Old fashioned manners are so important in today’s world. Social norms are changing but I refuse to allow these values to fall by the wayside. When a boy shows genuine care; whether it be to a peer, an adult, or a friend, he immediately gains respect. Boys and men in general thrive on respect and often it helps increase self-confidence.
When my 5-year-old addresses an adult, holds a door open, or even says “nice to meet you” people often look at me in shock.
My oldest son is wired a little differently and we have really put a focus on being kind, showing consideration, finding eye contact, and expressing meaningful feelings in appropriate situations.
With the examples below, I know our hard work is paying off.
My 5-year old:
- Held the door in the elevator for me and said “after you mom.”
- When we dropped his brother off at Sunday school and his brother started crying: He looked at the teacher and said “please take good care of him” and then proceeded to give his brother a hug.
- At the playground when he met a little girl his age he said, “it is lovely to meet you” (insert heart melting).
My 3-year old:
- When someone visits our house, he insists on walking them out and says “Thank you for coming and drive safe.”
Now, I am not going to lie and tell you our days are perfect, we are meltdown free, or that everyone is polite, but as a whole we try to model good manners.
OLD FASHION MANNERS AND VALUES
1. The golden rule, in preschool terms: Treat others the way you would want to be treated.
- My boys know that if they want to be included in fun activities or if they want others to share with them then they have to treat others with kindness. I ask my boys how they would feel if the situation was reversed. This idea seems to resonate because young kids often only think of what is relevant in their world.
- Additionally, under this rule, I lump apologizing. A good strong, “I’M SORRY.” This is vital in recognizing when you have made a mistake. Being kind and truly sincere will go a long way in building friendships and developing relationships as the boys mature.
2. Practice selflessness.
- For our family, this means showing consideration for others; i.e. holding the door open for someone, helping with the groceries, getting a bottle or an empty water cup from the car, helping your brother pick up his toys, or sharing a piece of your favorite candy.
- Before bed each night my two boys have to tell each brother something nice; i.e. thank you for being my friend, thank you for playing garbage trucks with me today, etc. My boys are used to this routine and babysitters have now commented on how sweet this nightly routine has become.
3. Practice self-control.
- This is a hard one for all young kids but also because of society’s culture today being one of immediate gratification. We practice self-control by trying not to interrupt and practicing patience.
It is so hard for the boys to wait their turn to speak, especially when they want something. If they want to interrupt, they know they need to say “excuse me.” Often “excuse me” is said very loudly and repeated many times, but I consider that a victory!
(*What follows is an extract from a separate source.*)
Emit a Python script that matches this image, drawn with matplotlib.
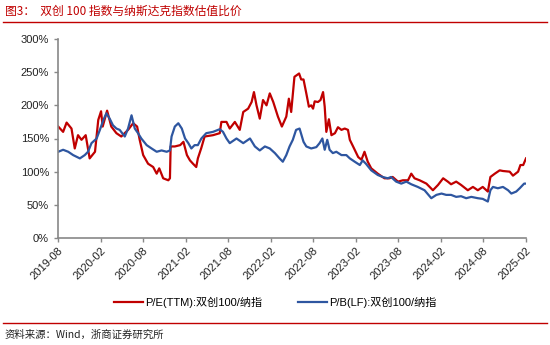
import pandas as pd
import matplotlib
matplotlib.use("Agg")
import matplotlib.pyplot as plt
import matplotlib.dates as mdates
from matplotlib.lines import Line2D
from matplotlib.ticker import FuncFormatter

plt.rcParams['font.family'] = ['Liberation Sans', 'Noto Sans CJK SC', 'DejaVu Sans']

# P/E(TTM) ratio: ChiNext-STAR 100 vs Nasdaq (%)
pe_dates = [
    "2019-08-02", "2019-08-23", "2019-09-07", "2019-09-28", "2019-10-12", "2019-10-26",
    "2019-11-10", "2019-11-28", "2019-12-15", "2020-01-07", "2020-01-21", "2020-02-02",
    "2020-02-09", "2020-02-28", "2020-03-17", "2020-04-08", "2020-04-29", "2020-05-28",
    "2020-06-19", "2020-07-06", "2020-07-17", "2020-08-01", "2020-08-22", "2020-09-13",
    "2020-09-28", "2020-10-09", "2020-10-26", "2020-11-17", "2020-11-24", "2020-11-27",
    "2020-12-15", "2021-01-07", "2021-01-21", "2021-02-05", "2021-02-18", "2021-03-03",
    "2021-03-17", "2021-03-24", "2021-04-08", "2021-04-22", "2021-05-28", "2021-06-26",
    "2021-07-03", "2021-07-25", "2021-08-08", "2021-08-30", "2021-09-20", "2021-10-05",
    "2021-10-26", "2021-11-10", "2021-11-20", "2021-12-01", "2021-12-15", "2021-12-29",
    "2022-01-13", "2022-01-27", "2022-02-11", "2022-03-03", "2022-03-20", "2022-04-08",
    "2022-04-19", "2022-04-29", "2022-05-13", "2022-06-02", "2022-06-11", "2022-06-21",
    "2022-07-03", "2022-07-14", "2022-07-24", "2022-08-01", "2022-08-08", "2022-08-22",
    "2022-09-02", "2022-09-13", "2022-09-20", "2022-09-27", "2022-10-08", "2022-10-19",
    "2022-11-03", "2022-11-16", "2022-12-01", "2022-12-15", "2022-12-29", "2023-01-06",
    "2023-01-20", "2023-02-11", "2023-02-25", "2023-03-10", "2023-03-24", "2023-04-08",
    "2023-05-06", "2023-06-04", "2023-06-25", "2023-07-09", "2023-08-01", "2023-08-22",
    "2023-09-13", "2023-09-27", "2023-10-11", "2023-11-02", "2023-12-01", "2023-12-29",
    "2024-01-20", "2024-02-11", "2024-03-02", "2024-03-16", "2024-04-07", "2024-04-28",
    "2024-05-27", "2024-06-18", "2024-07-09", "2024-07-30", "2024-08-21", "2024-09-01",
    "2024-09-20", "2024-10-11", "2024-10-25", "2024-11-23", "2024-12-07", "2024-12-29",
    "2025-01-08", "2025-01-20", "2025-02-01",
]
pe_values = [
    168, 160, 174, 165, 135, 155,
    148, 155, 120, 130, 178, 191,
    168, 192, 168, 158, 153, 163,
    173, 168, 148, 125, 112, 107,
    97, 105, 90, 87, 90, 138,
    138, 140, 145, 125, 117, 112,
    107, 120, 136, 153, 155, 158,
    175, 175, 165, 175, 163, 190,
    195, 205, 220, 200, 180, 208,
    200, 218, 205, 183, 168, 183,
    210, 190, 243, 248, 239, 239,
    218, 198, 200, 195, 206, 205,
    208, 220, 198, 160, 179, 155,
    158, 167, 163, 165, 163, 148,
    138, 122, 118, 130, 115, 105,
    97, 90, 90, 92, 85, 87,
    87, 97, 90, 87, 82, 72,
    80, 90, 85, 81, 85, 80,
    72, 77, 72, 77, 70, 92,
    97, 102, 101, 100, 94, 100,
    110, 110, 120,
]

# P/B(LF) ratio: ChiNext-STAR 100 vs Nasdaq (%)
pb_dates = [
    "2019-08-02", "2019-08-23", "2019-09-14", "2019-10-05", "2019-11-03", "2019-11-24",
    "2019-12-08", "2019-12-23", "2020-01-14", "2020-01-28", "2020-02-12", "2020-02-25",
    "2020-03-10", "2020-03-24", "2020-04-08", "2020-04-22", "2020-05-14", "2020-05-28",
    "2020-06-12", "2020-06-26", "2020-07-10", "2020-07-24", "2020-08-16", "2020-09-06",
    "2020-09-28", "2020-10-19", "2020-11-10", "2020-11-24", "2020-12-01", "2020-12-15",
    "2020-12-30", "2021-01-14", "2021-01-28", "2021-02-11", "2021-02-24", "2021-03-10",
    "2021-03-24", "2021-04-08", "2021-04-29", "2021-05-28", "2021-06-26", "2021-07-10",
    "2021-07-25", "2021-08-08", "2021-09-06", "2021-10-05", "2021-11-03", "2021-11-24",
    "2021-12-15", "2022-01-06", "2022-01-27", "2022-02-18", "2022-03-10", "2022-03-24",
    "2022-04-08", "2022-04-22", "2022-05-06", "2022-05-20", "2022-06-04", "2022-06-21",
    "2022-07-03", "2022-07-24", "2022-08-15", "2022-08-29", "2022-09-10", "2022-09-20",
    "2022-10-01", "2022-10-11", "2022-10-25", "2022-11-09", "2022-12-01", "2022-12-22",
    "2023-01-06", "2023-01-27", "2023-02-18", "2023-03-02", "2023-03-16", "2023-04-08",
    "2023-05-06", "2023-05-27", "2023-06-18", "2023-07-02", "2023-07-24", "2023-08-15",
    "2023-09-06", "2023-09-27", "2023-10-25", "2023-11-23", "2023-12-22", "2024-01-13",
    "2024-02-04", "2024-02-24", "2024-03-16", "2024-04-07", "2024-04-28", "2024-05-20",
    "2024-06-11", "2024-07-09", "2024-07-30", "2024-08-21", "2024-09-01", "2024-09-12",
    "2024-10-03", "2024-10-25", "2024-11-16", "2024-11-30", "2024-12-21", "2025-01-05",
    "2025-01-24", "2025-02-01",
]
pb_values = [
    130, 133, 130, 125, 120, 125,
    130, 143, 150, 163, 178, 188,
    180, 170, 165, 163, 153, 165,
    185, 165, 158, 150, 140, 135,
    130, 132, 130, 132, 153, 168,
    173, 165, 150, 143, 135, 140,
    140, 150, 158, 160, 164, 160,
    150, 143, 150, 143, 150, 138,
    132, 138, 135, 128, 120, 115,
    125, 138, 148, 163, 165, 145,
    138, 135, 137, 143, 150, 133,
    148, 133, 128, 130, 125, 125,
    120, 115, 110, 117, 112, 102,
    95, 92, 90, 92, 85, 82,
    85, 81, 77, 72, 60, 65,
    67, 65, 65, 62, 63, 60,
    62, 60, 59, 55, 72, 77,
    75, 77, 72, 67, 70, 75,
    82, 82,
]

RED = "#C00000"
BLUE = "#2E56A0"
GREY = "#888888"

fig = plt.figure(figsize=(5.5, 3.45), dpi=100)
ax = fig.add_axes([58 / 550, 1 - 238 / 345, 468 / 550, 199 / 345])

ax.plot(pd.to_datetime(pe_dates), pe_values, color=RED, lw=1.6,
        label="P/E(TTM):双创100/纳指")
ax.plot(pd.to_datetime(pb_dates), pb_values, color=BLUE, lw=1.6,
        label="P/B(LF):双创100/纳指")

ax.set_xlim(pd.Timestamp("2019-08-01"), pd.Timestamp("2025-02-01"))
ax.set_ylim(0, 300)
ax.set_yticks(range(0, 301, 50))
ax.yaxis.set_major_formatter(FuncFormatter(lambda v, _: f"{v:.0f}%"))
ax.xaxis.set_major_locator(mdates.MonthLocator(bymonth=[2, 8]))
ax.xaxis.set_major_formatter(mdates.DateFormatter("%Y-%m"))
for lab in ax.get_xticklabels():
    lab.set_rotation(45)
    lab.set_ha("right")
    lab.set_va("top")
    lab.set_rotation_mode("anchor")

for side in ("top", "right"):
    ax.spines[side].set_visible(False)
for side in ("left", "bottom"):
    ax.spines[side].set_color(GREY)
    ax.spines[side].set_linewidth(1.2)
ax.tick_params(axis="both", colors=GREY, labelcolor="#222222", labelsize=8,
               length=3, width=1)
ax.tick_params(axis="x", pad=2)

# legend below the x labels
fig.legend(loc="center", bbox_to_anchor=(0.5, 1 - 302 / 345), ncol=2,
           frameon=False, fontsize=8, handlelength=2.6, handletextpad=0.2,
           columnspacing=3.2)

# title and source lines
fig.text(5 / 550, 1 - 11 / 345, "图3：  双创 100 指数与纳斯达克指数估值比价",
         color=RED, fontsize=8.5, va="center", ha="left",
         family=["Noto Sans CJK SC", "DejaVu Sans"])
fig.add_artist(Line2D([3 / 550, 547 / 550], [1 - 22 / 345] * 2,
                      color=RED, lw=1.0))
fig.add_artist(Line2D([3 / 550, 547 / 550], [1 - 323 / 345] * 2,
                      color=RED, lw=1.0))
fig.text(5 / 550, 1 - 335 / 345, "资料来源：Wind，浙商证券研究所",
         color="#222222", fontsize=7.5, va="center", ha="left",
         family=["Noto Sans CJK SC", "DejaVu Sans"])

fig.savefig("out.png", dpi=100)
- We also practice self-control in thinking before we act and then discussing the consequences. Self-control at the dinner table or when dining out is great place to practice.
- When my boys get frustrated and don’t get their way, we say “let’s take a step back and ask for help!” Often stepping back and taking that deep breathe makes the situation so much better.
4. Greeting someone and showing eye contact.
- My boys often get so preoccupied in what they are doing, playing, or watching that they forget this simple task. When a person looks at you, it subtly and indirectly shows the other person respect. As boys mature, finding eye contact is proven to show confidence and strength. We work on this every time we meet someone.
5. Saying “please”, “thank you”, “nice to meet you”, and “excuse me.”
- You would be surprised how infrequently these phrases are used by kids today. Whether it is thanking our nanny, thanking grandparents, teachers, or even one of their brothers, these words should be everyday verbiage. We TRY with a capital “T” to say “please may I have” or “please can you help me” instead of just demanding what we are asking for. Kids mimic and model their parents so always be cognizant of your actions. When these terms are used it instantly conveys respect and appreciation. Another solid trait for success!
Hears to teaching young boys good manners so they become respected men! Don’t be fooled, we are far from perfect but the Knight boys sure do practice these values a lot!